Imagine you are trying to get children to do household chores for the summer. You decide to offer them an incentive of $5 per completed chore. At the beginning of summer, this works great; work is getting done and the kids enjoy the reward. However, after a few weeks, the system has fallen apart. The children only do the chores they enjoy, they neglect other jobs, and the quality of their work has decreased. Should you change the reward amount? Should different chores have different incentives? Should each child receive different rewards? Did this system work better last year? What do your neighbors do to get their kids to do chores?
In this simple example of human behavior, there is a broken incentive system and a lack of data to help determine how things should change. This scenario is not a far comparison to many organizations’ sales compensation systems. Every year, new compensation plans roll out to the sales teams who go out and sell based on how they believe they will be compensated. As of 2017, 90 percent of U.S. companies change their compensation plans on an annual basis. But are these adjustments optimal – are they going to lead to desired business outcomes? Is there a better way to identify which changes need to be made, and when to make them?
Traditionally, sales compensation changes are based more on intuition than data, but often there is some level of analysis that goes into designing and adjusting incentives. However, most reports today are all hindsight and adjustments are made well after there is any potential to change behavior before the end of the quarter or end of the year. What if optimal changes could be identified mid-period and put in place well before it is too late? Better yet, what if the incentive compensation solution itself could identify, recommend and implement plan changes? The most practical way to do this is with machine learning.

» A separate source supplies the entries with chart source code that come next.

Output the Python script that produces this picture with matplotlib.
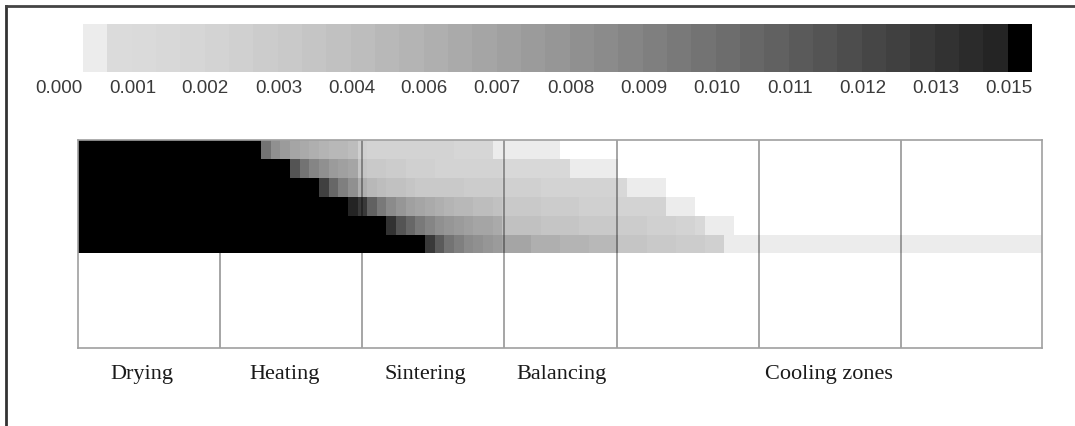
"""Mapa de concentraciones a lo largo del horno (zonas de secado, calentamiento, sinterizado...)"""
import numpy as np
import matplotlib
matplotlib.use("Agg")
import matplotlib.pyplot as plt
from matplotlib.colors import ListedColormap, BoundaryNorm
from matplotlib.cm import ScalarMappable
from matplotlib.lines import Line2D

# --------------------- DATOS --------------------- #
B = 0.0155          # celdas saturadas (negro)
N = np.nan          # sin dato (blanco)

# Valores por capa (fila superior -> inferior), 100 columnas a lo largo del horno
row_0 = ([B] * 19 +
         [0.0102, 0.0082, 0.0074, 0.0066, 0.0062, 0.0058, 0.0054, 0.0050, 0.0050, 0.0046,
          0.0026, 0.0022, 0.0022, 0.0022, 0.0022, 0.0020, 0.0020, 0.0020, 0.0020, 0.0020,
          0.0018, 0.0018, 0.0018, 0.0018] +
         [0.0002] * 7 + [N] * 50)
row_1 = ([B] * 22 +
         [0.0122, 0.0102, 0.0090, 0.0082, 0.0074, 0.0070, 0.0066, 0.0038, 0.0034, 0.0034,
          0.0030, 0.0030, 0.0026, 0.0026, 0.0026, 0.0022, 0.0022, 0.0022, 0.0022, 0.0020,
          0.0020, 0.0020] +
         [0.0014] * 7 + [0.0002] * 5 + [N] * 44)
row_2 = ([B] * 25 +
         [0.0134, 0.0110, 0.0094, 0.0082, 0.0058, 0.0050, 0.0046, 0.0042, 0.0042, 0.0038,
          0.0034, 0.0034, 0.0034, 0.0034, 0.0034, 0.0030, 0.0030, 0.0030, 0.0030,
          0.0026, 0.0026, 0.0026, 0.0026] +
         [0.0020] * 8 + [0.0014] + [0.0002] * 4 + [N] * 39)
row_3 = ([B] * 28 +
         [0.0150, 0.0138, 0.0114, 0.0098, 0.0086, 0.0078, 0.0070, 0.0066, 0.0062, 0.0058,
          0.0054, 0.0050, 0.0050, 0.0046, 0.0046, 0.0042] +
         [0.0034] * 4 + [0.0030] * 4 + [0.0026] * 4 + [0.0022] * 3 + [0.0020] * 2 +
         [0.0002] * 3 + [N] * 36)
row_4 = ([B] * 32 +
         [0.0142, 0.0122, 0.0110, 0.0098, 0.0090, 0.0082, 0.0078, 0.0074, 0.0070, 0.0066,
          0.0066, 0.0062] +
         [0.0042] * 4 + [0.0038] * 4 + [0.0034] * 4 + [0.0030] * 3 + [0.0026] * 3 +
         [0.0020] * 2 + [0.0014] + [0.0002] * 3 + [N] * 32)
row_5 = ([B] * 36 +
         [0.0138, 0.0118, 0.0102, 0.0094, 0.0086, 0.0082, 0.0078, 0.0074] +
         [0.0066] * 3 + [0.0058] * 3 + [0.0054] * 3 + [0.0050] * 3 + [0.0038] * 3 +
         [0.0034] * 3 + [0.0030] * 3 + [0.0026] * 2 + [0.0002] * 33)

# Límites de zonas (en columnas) y nombres
zone_edges = [0, 14.7, 29.5, 44.2, 55.9, 70.6, 85.4, 100]
zone_names = ["Drying", "Heating", "Sintering", "Balancing", "Cooling zones"]
name_pos = [6.6, 21.4, 36.0, 50.2, 77.9]

# Escala de colores
n_bins = 39
vmax = 0.0156
cbar_labels = ["0.000", "0.001", "0.002", "0.003", "0.004", "0.006", "0.007",
               "0.008", "0.009", "0.010", "0.011", "0.012", "0.013", "0.015"]

# --------------------- COLORMAP --------------------- #
t = np.linspace(0, 1, n_bins - 2)
grays = [0.925] + list(0.86 - 0.72 * t ** 1.4) + [0.0]
cmap = ListedColormap([(g, g, g) for g in grays])
cmap.set_bad("white")
bounds = np.linspace(0, vmax, n_bins + 1)
norm = BoundaryNorm(bounds, n_bins)

# --------------------- FIGURA --------------------- #
W, H = 1075, 426
fig = plt.figure(figsize=(W / 100, H / 100), dpi=100)

ax = fig.add_axes([78 / W, 1 - 348 / H, 964 / W, 208 / H])
data = np.ma.masked_invalid(np.array([row_0, row_1, row_2, row_3, row_4, row_5]))
ax.pcolormesh(np.arange(data.shape[1] + 1), np.arange(data.shape[0] + 1), data,
              cmap=cmap, norm=norm)
ax.set_xlim(0, 100)
ax.set_ylim(11, 0)
ax.set_xticks([])
ax.set_yticks([])
for s in ax.spines.values():
    s.set_color("#a0a0a0")
    s.set_linewidth(1.2)
# líneas de zona semitransparentes: no se ven sobre el negro
ax.vlines(zone_edges[1:-1], 0, 11, colors="black", alpha=0.45, linewidth=1.1)

for name, xp in zip(zone_names, name_pos):
    ax.text(xp, 12.4, name, ha="center", va="center", fontsize=16,
            family="Liberation Serif", color="#1a1a1a", clip_on=False)

# Barra de colores
cax = fig.add_axes([83 / W, 1 - 72 / H, 949 / W, 48 / H])
cb = fig.colorbar(ScalarMappable(norm=norm, cmap=cmap), cax=cax, orientation="horizontal")
cb.outline.set_visible(False)
cb.set_ticks(bounds[::3])
cb.set_ticklabels(cbar_labels)
cax.minorticks_off()
cax.tick_params(length=0, pad=6, labelsize=13.5, labelcolor="#3a3a3a")
for lbl in cax.get_xticklabels():
    lbl.set_horizontalalignment("right")
    lbl.set_family("Liberation Sans")

# Marco exterior (izquierda y arriba)
fig.add_artist(Line2D([6 / W, 6 / W], [0, 1 - 6 / H], transform=fig.transFigure,
                      color="#333333", linewidth=2))
fig.add_artist(Line2D([6 / W, 1], [1 - 6 / H, 1 - 6 / H], transform=fig.transFigure,
                      color="#444444", linewidth=2))

fig.savefig("out.png", dpi=100)
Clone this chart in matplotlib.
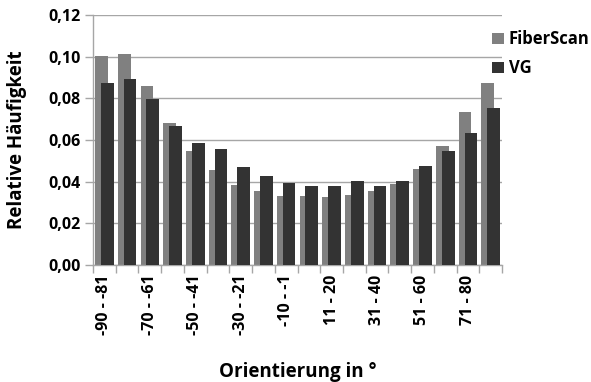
import matplotlib
matplotlib.use("Agg")
import matplotlib.pyplot as plt
import numpy as np

plt.rcParams['font.family'] = ['Open Sans', 'DejaVu Sans']
plt.rcParams['font.weight'] = 'bold'

categories = ["-90 - -81", "-80 - -71", "-70 - -61", "-60 - -51", "-50 - -41",
              "-40 - -31", "-30 - -21", "-20 - -11", "-10 - -1", "0 - 10",
              "11 - 20", "21 - 30", "31 - 40", "41 - 50", "51 - 60",
              "61 - 70", "71 - 80", "81 - 90"]
fiberscan = [0.1002, 0.1014, 0.0857, 0.0684, 0.0546, 0.0454, 0.0385, 0.0354, 0.0332,
             0.0333, 0.0324, 0.0338, 0.0353, 0.0388, 0.0462, 0.0572, 0.0736, 0.0875]
vg = [0.0872, 0.0891, 0.0798, 0.0667, 0.0585, 0.0556, 0.0471, 0.0428, 0.0394,
      0.0380, 0.0377, 0.0401, 0.0381, 0.0405, 0.0474, 0.0545, 0.0635, 0.0756]
yticks = [0.00, 0.02, 0.04, 0.06, 0.08, 0.10, 0.12]

fig = plt.figure(figsize=(5.91, 3.82), dpi=100)
ax = fig.add_axes([0.1574, 0.3063, 0.6920, 0.6544])

x = np.arange(len(categories))
w = 0.56
off = 0.13
ax.bar(x - off, fiberscan, w, color="#808080", label="FiberScan", zorder=2)
ax.bar(x + off, vg, w, color="#333333", label="VG", zorder=3)

ax.set_xlim(-0.5, len(categories) - 0.5)
ax.set_ylim(0, 0.12)
ax.set_yticks(yticks)
ax.set_yticklabels([f"{v:.2f}".replace(".", ",") for v in yticks], fontsize=11.5)
ax.yaxis.grid(True, color="#a6a6a6", linewidth=1.0, zorder=0)
ax.set_axisbelow(True)

ax.set_xticks(x[::2])
ax.set_xticklabels(categories[::2], rotation=90, fontsize=11.5)
ax.set_xticks(np.arange(len(categories) + 1) - 0.5, minor=True)
ax.tick_params(axis="x", which="major", length=0, pad=7)
ax.tick_params(axis="x", which="minor", length=6, color="#a6a6a6", width=1.0)
ax.tick_params(axis="y", length=6, color="#a6a6a6", width=1.0, pad=3)

for s in ("top", "right"):
    ax.spines[s].set_visible(False)
for s in ("left", "bottom"):
    ax.spines[s].set_color("#a6a6a6")
    ax.spines[s].set_linewidth(1.0)

ax.set_ylabel("Relative Häufigkeit", fontsize=13.5, fontweight="bold", labelpad=15)
ax.set_xlabel("Orientierung in °", fontsize=13.5, fontweight="bold", labelpad=19)

leg = ax.legend(loc="upper left", bbox_to_anchor=(0.96, 0.965), frameon=False,
                fontsize=12, handlelength=0.7, handleheight=0.7,
                handletextpad=0.3, labelspacing=0.65, borderaxespad=0)

fig.savefig("out.png", dpi=100, facecolor="white")
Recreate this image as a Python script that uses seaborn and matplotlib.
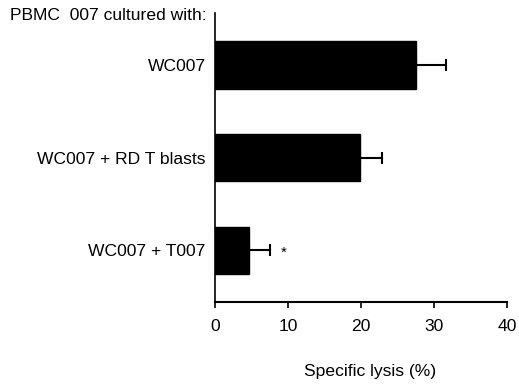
import pandas as pd
import matplotlib
matplotlib.use("Agg")
import matplotlib.pyplot as plt
import seaborn as sns

categories = ["WC007", "WC007 + RD T blasts", "WC007 + T007"]
lysis = [27.5, 19.9, 4.7]
err = [4.1, 3.0, 2.8]

df = pd.DataFrame({"condition": categories, "lysis": lysis})

sns.set_style("ticks", {"text.color": "black", "axes.labelcolor": "black",
                        "xtick.color": "black", "ytick.color": "black",
                        "axes.edgecolor": "black"})
plt.rcParams["font.family"] = ["Liberation Sans", "DejaVu Sans"]
fs = 12.6

fig = plt.figure(figsize=(5.19, 3.85), dpi=100)
ax = fig.add_axes([0.414, 0.2156, 0.563, 0.7504])

sns.barplot(data=df, x="lysis", y="condition", orient="h", color="black",
            width=0.51, errorbar=None, ax=ax)
for p in ax.patches:
    p.set_facecolor("black")
    p.set_edgecolor("black")

ax.errorbar(lysis, range(len(categories)), xerr=[[0] * len(err), err],
            fmt="none", ecolor="black", elinewidth=1.5, capsize=4, capthick=1.5)
ax.text(9.45, 2.03, "*", ha="center", va="center", fontsize=11, color="black")

ax.set_xlim(0, 40)
ax.set_ylim(2.56, -0.56)
ax.set_xticks([0, 10, 20, 30, 40])
ax.set_ylabel("")
ax.set_xlabel("Specific lysis (%)", fontsize=fs, va="center", color="black")
ax.xaxis.set_label_coords(0.53, -0.242)

sns.despine(ax=ax)
ax.spines["left"].set_linewidth(1.2)
ax.spines["bottom"].set_linewidth(1.5)
ax.tick_params(axis="y", length=0, pad=6.5, labelsize=fs, labelcolor="black")
ax.tick_params(axis="x", length=4, width=1.2, pad=8, labelsize=fs, labelcolor="black")

fig.text(0.02, 1 - 16 / 385, "PBMC  007 cultured with:", fontsize=fs, va="center",
         color="black")

fig.savefig("out.png", dpi=100)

The concept of machine learning is not exactly new in the world of technology. It has been around in a variety of forms for decades, but its application to enterprise software is relatively new, particularly with sales incentive management, and its popularity is growing. There are many factors making machine learning realistically applicable in the business world – changes in the economics of cloud computing (cheaper than ever before), cloud storage, proliferation of sensors driving Internet of Things (IoT), pervasive use of mobile devices that consume gigabytes of data in minutes, and freely available algorithms are all major contributors to accelerating machine learning adoption. Add to these the complex problems companies face including managing sales compensation, and the perfect environment is in place for machine learning to dramatically proliferate.
Machine learning is all about applying learned data to prescribe more economically efficient business decisions. Sales incentives apply the disciplines of psychology and behavioral economics to prompt people to make desired decisions. When you combine principles of behavioral economics with the data science of machine learning, you create the potential to optimize your sales incentives and drive powerful business outcomes.
Machine learning allows us to assess large sets of data and surface patterns, identifying when past performance is indicative of future results. For instance, machine learning can accurately forecast what products are most likely to be sold and which customers are most likely to buy. But what if you not only want to understand potential outcomes, what if you want to completely change outcomes?
What is going to motivate your sales team to do what you need them to? The difference between expectations and reality is often referred to as the “behavioral gap” (see chart below). When the behavioral gap is significant, an inflection point is needed to close that gap. The right incentive (an added bonus, President’s Club eligibility, a promotion, etc.) can initiate an inflection point and influence a change in behavior.
In the US, studies from Harvard Business Review and other industry publications estimate that companies spend over one trillion dollars annually on incentives. That number is four times the money spent on advertising in the US annually. What that means is that, as a nation, we are deeply invested in motivating our employees, partners and customers. Incentives are most effective when they are intelligent, or data driven. Deloitte University Press published a report stating that when it comes to the relationship between data science and behavioral science, “it is reasonable to anticipate better results when the two approaches are treated as complementary and applied in tandem. Behavioral science principles should be part of the data scientist’s toolkit, and vice versa.”
With Machine learning and behavior mechanics, sales teams can plot out the path from one goal to the next and analyze and implement proper incentives. As an example, let’s say your company is a furniture manufacturer that uses a CPQ tool to manage its complex quoting and pricing processes. One of the major reasons your company invested in the CPQ solution was to curb chronic, costly discounting by the sales team. You are a new sales rep using CPQ to build a quote. What if, mid-quote, your system alerts you that the discount you entered, while within the approved range, may not be ideal. Machine learning ran in the background and identified a different discount used by the top 10% of reps that has had more success. Additionally, you learn that if you choose the prescribed discount, you will earn 40% more commission! Talk about a relevant incentive, based on powerful data.
When applied together, machine learning and sales incentives provide powerful business results by collecting relevant, timely insight and defining incentives that align human behaviors with organizational goals.